13 of 618 comments (clear)

  1. Holy shit by unity100 · · Score: 4, Funny

    you got a whole deal of connectivity/administration project there. quit your day job.

    1. Re:Holy shit by CrashandDie · · Score: 5, Funny

      I want to set up three kids, 12, 14 and 15

      Not only that, but those are seriously crappy names for kids.

  2. Re:Do this, ground your kids, make them Engineers by cyberworm · · Score: 5, Funny

    Amen. I'd know nothing about computers if it hadn't been for porn and video games!

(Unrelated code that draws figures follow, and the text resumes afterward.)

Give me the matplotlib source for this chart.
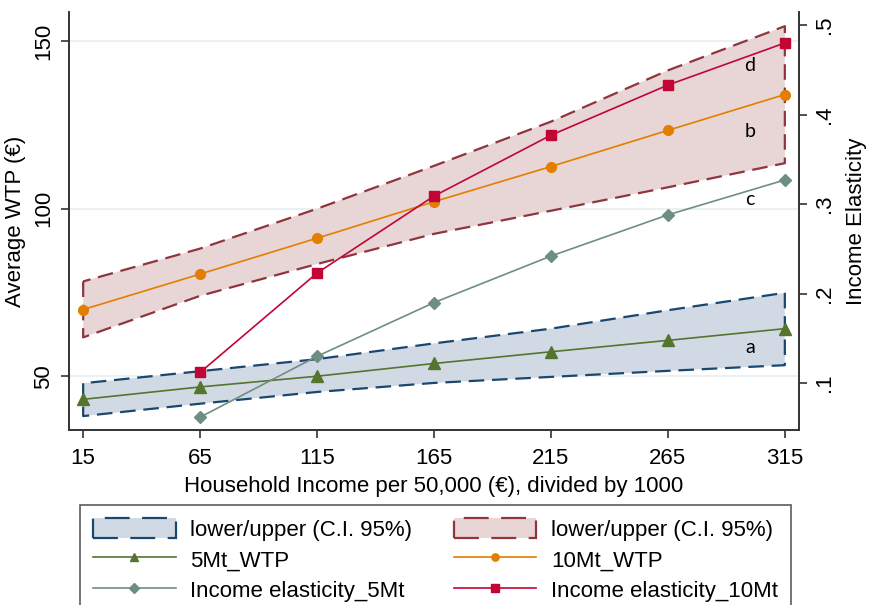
import matplotlib as mpl
import matplotlib.pyplot as plt

# 기본 폰트
mpl.rc('font', family=['Liberation Sans', 'DejaVu Sans'])

income = [15, 65, 115, 165, 215, 265, 315]

# 5Mt : WTP + 95% CI
wtp_5mt = [43.1, 46.8, 50.0, 53.8, 57.3, 60.7, 64.2]
ci_5mt_lo = [38.1, 41.8, 45.3, 48.0, 49.8, 51.6, 53.3]
ci_5mt_hi = [47.9, 51.5, 55.1, 59.8, 64.2, 69.7, 74.9]

# 10Mt : WTP + 95% CI
wtp_10mt = [69.9, 80.5, 91.2, 102.1, 112.6, 123.4, 134.1]
ci_10mt_lo = [61.6, 74.0, 83.5, 92.5, 99.4, 106.4, 113.6]
ci_10mt_hi = [78.3, 88.1, 100.0, 112.8, 126.0, 141.3, 154.5]

# income elasticity (right axis), 15 has no value
elast_income = [65, 115, 165, 215, 265, 315]
elast_5mt = [0.062, 0.130, 0.190, 0.242, 0.288, 0.327]
elast_10mt = [0.112, 0.223, 0.309, 0.377, 0.433, 0.480]

curve_tags = ['d', 'b', 'c', 'a']
tag_y = [142.8, 123.1, 102.7, 58.7]

navy = '#1a476f'
maroon = '#90353b'
fs = 16

fig = plt.figure(figsize=(8.75, 6.05), dpi=100)
ax = fig.add_axes([0.079, 0.289, 0.834, 0.691])
ax2 = ax.twinx()

ax.yaxis.grid(True, color='#e6eff2', linewidth=1.2)
ax.set_axisbelow(True)

h_ci5 = ax.fill_between(income, ci_5mt_lo, ci_5mt_hi, facecolor='#d1dae4',
                        edgecolor=navy, linewidth=1.6, linestyle=(0, (7, 3.5)),
                        label='lower/upper (C.I. 95%)')
h_ci10 = ax.fill_between(income, ci_10mt_lo, ci_10mt_hi, facecolor='#e8d5d6',
                         edgecolor=maroon, linewidth=1.6, linestyle=(0, (7, 3.5)),
                         label='lower/upper (C.I. 95%)')
h_w5, = ax.plot(income, wtp_5mt, color='#55752f', marker='^', ms=8.5, lw=1.2,
                label='5Mt_WTP')
h_w10, = ax.plot(income, wtp_10mt, color='#e37e00', marker='o', ms=7, lw=1.2,
                 label='10Mt_WTP')

h_e5, = ax2.plot(elast_income, elast_5mt, color='#6e8e84', marker='D', ms=6.5, lw=1.2,
                 label='Income elasticity_5Mt')
h_e10, = ax2.plot(elast_income, elast_10mt, color='#c10534', marker='s', ms=7, lw=1.2,
                  label='Income elasticity_10Mt')

for t, y in zip(curve_tags, tag_y):
    ax.text(300, y, t, fontsize=14, family='Lato', ha='center', va='center')

ax.set_xlim(9, 321)
ax.set_ylim(33.9, 158.7)
ax2.set_ylim(0.0475, 0.5145)

ax.set_xticks(income)
ax.set_yticks([50, 100, 150])
ax2.set_yticks([0.1, 0.2, 0.3, 0.4, 0.5])
ax2.set_yticklabels(['.1', '.2', '.3', '.4', '.5'])

for a in (ax, ax2):
    a.spines['top'].set_visible(False)
    for s in a.spines.values():
        s.set_color('#333333')
        s.set_linewidth(1.2)
    a.tick_params(labelsize=fs, length=6, width=1.2, color='#333333', pad=5)
ax.tick_params(axis='x', pad=7)
ax.tick_params(axis='y', labelrotation=90)
ax2.tick_params(axis='y', labelrotation=90)
for lbl in ax.get_yticklabels() + ax2.get_yticklabels():
    lbl.set_va('center')

ax.set_xlabel('Household Income per 50,000 (€), divided by 1000', fontsize=fs, labelpad=5)
ax.set_ylabel('Average WTP (€)', fontsize=fs, labelpad=5)
ax2.set_ylabel('Income Elasticity', fontsize=fs, labelpad=8)

handles = [h_ci5, h_w5, h_e5, h_ci10, h_w10, h_e10]
leg = fig.legend(handles=handles, labels=[h.get_label() for h in handles],
                 ncol=2, loc='upper left', bbox_to_anchor=(80 / 875, 1 - 505 / 605),
                 fontsize=fs, frameon=True, fancybox=False, markerscale=0.75,
                 edgecolor='#333333', handlelength=3.7, handleheight=1.0,
                 labelspacing=0.35, columnspacing=1.9, borderaxespad=0.0,
                 handletextpad=0.65, borderpad=0.6)
leg.get_frame().set_linewidth(1.2)

fig.savefig('out.png', dpi=100)
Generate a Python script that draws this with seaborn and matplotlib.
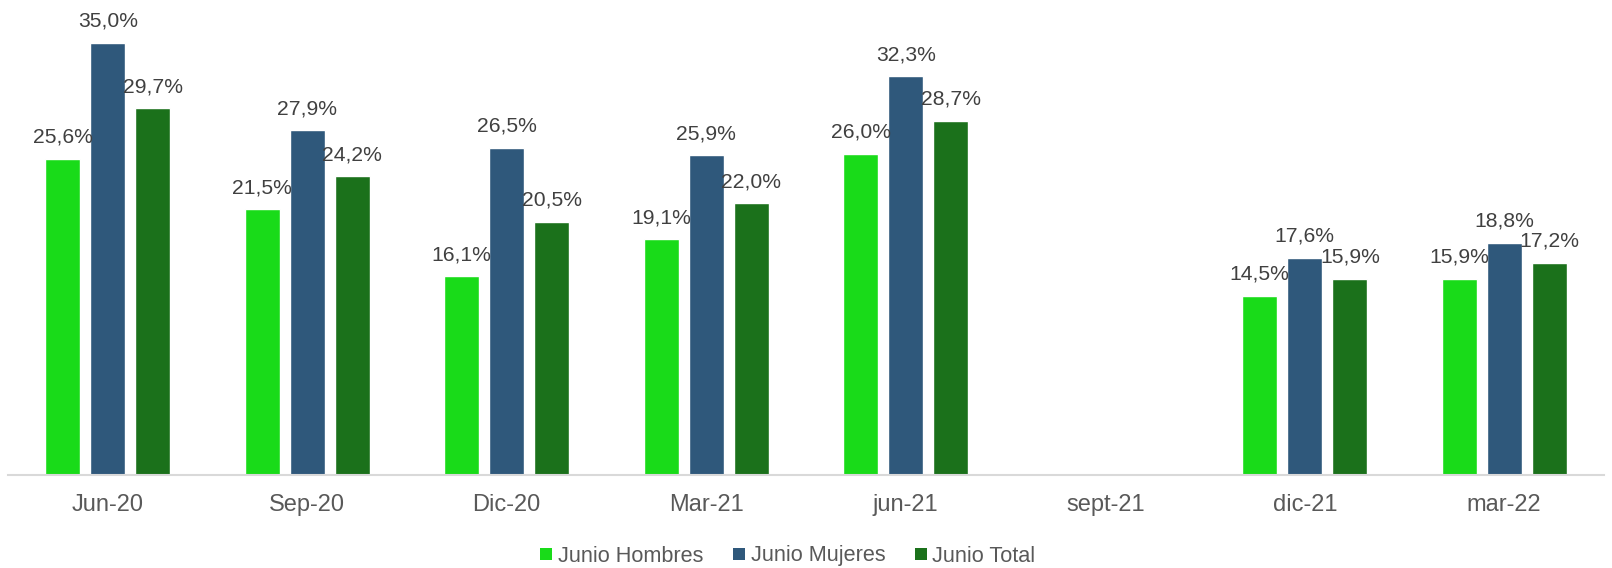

  3. Re:Do this, ground your kids, make them Engineers by Kell+Bengal · · Score: 5, Funny

    It strikes me that making a child work to learn what they need to know in order to get what they want could be used for a variety of educational purposes. Want Facebook? Learn to hack the router. Want the car for the weekend? Learn to break the encryption on this cypher-locked safe. Want to avoid a grounding? Learn to blame it convincingly on your sister. Want to eat tonight? Learn to pick the lock on the refridgerator.

    Sure, they may not pass standardised tests requiring them to know the average rainfall of the amazon rainforest (what a useless fact!) but it does give them valuable real-world skills.

    --
    Scientists point out problems, engineers fix them
    altslashdot.org: The future of slashdot.
  4. Re:Do this, ground your kids, make them Engineers by whizzleteats · · Score: 3, Funny

    Either that or they'll tether their notebooks to their cellphones and cost the parent an ass-ton of data overages. Revenge is a dish best served by your wireless telco.

  5. Re:Do this, ground your kids, make them Engineers by dmomo · · Score: 5, Funny

    >> but it does give them valuable real-world skills.

    Indeed! If we don't give them the nudge, they're never going to take it upon themselves to learn the fine art of refrigerator hacking.

  6. Re:Do this, ground your kids, make them Engineers by kgo · · Score: 5, Funny

    When my kids are grounded, they go in the cage...

    The faraday cage...

    --
    Can you construct some sort of rudimentary lathe?
  7. Re:Ask the intelligence community by K.+S.+Kyosuke · · Score: 2, Funny

    "Children have no right to privacy."

    You forgot to prefix that with "In the US"...

    --
    Ezekiel 23:20
  8. better advice by Anonymous Coward · · Score: 2, Funny

    Have you ever tried just turning off your TV and your computers, sitting down with your kids, and hitting them? - bender

  9. Re:Ask the intelligence community by choongiri · · Score: 4, Funny

    I'd suggest that if you're only having the chat after your daughter starts googling birth control, you've probably left it a little late.

  10. Re:Parental controls by symbolic · · Score: 2, Funny

    Balloon popping fetish? I'm SO there.

  11. Re:Ask the intelligence community by itsdapead · · Score: 3, Funny

    I could make my own Ethernet cable (with a screwdriver as the only tool no less) when i was 12.

    ...but to make up for that, your parents could sleep comfortably in the knowledge that you were unlikely to become a teenage parent :-)

    --
    In a survey of 100 programmers, 111111 thought that duck-typing was a good idea.
  12. Re:Do this, ground your kids, make them Engineers by Dun+Malg · · Score: 2, Funny

    Want to eat tonight? Learn to pick the lock on the refridgerator.

    I'd also make them pass a spelling test, and starve them if they couldn't spell refrigerator.

    (the shortened bastardization "fridge" only contains a 'd' only because the pronunciation of "frige" doesn't match the root word it comes from)

    --
    If a job's not worth doing, it's not worth doing right.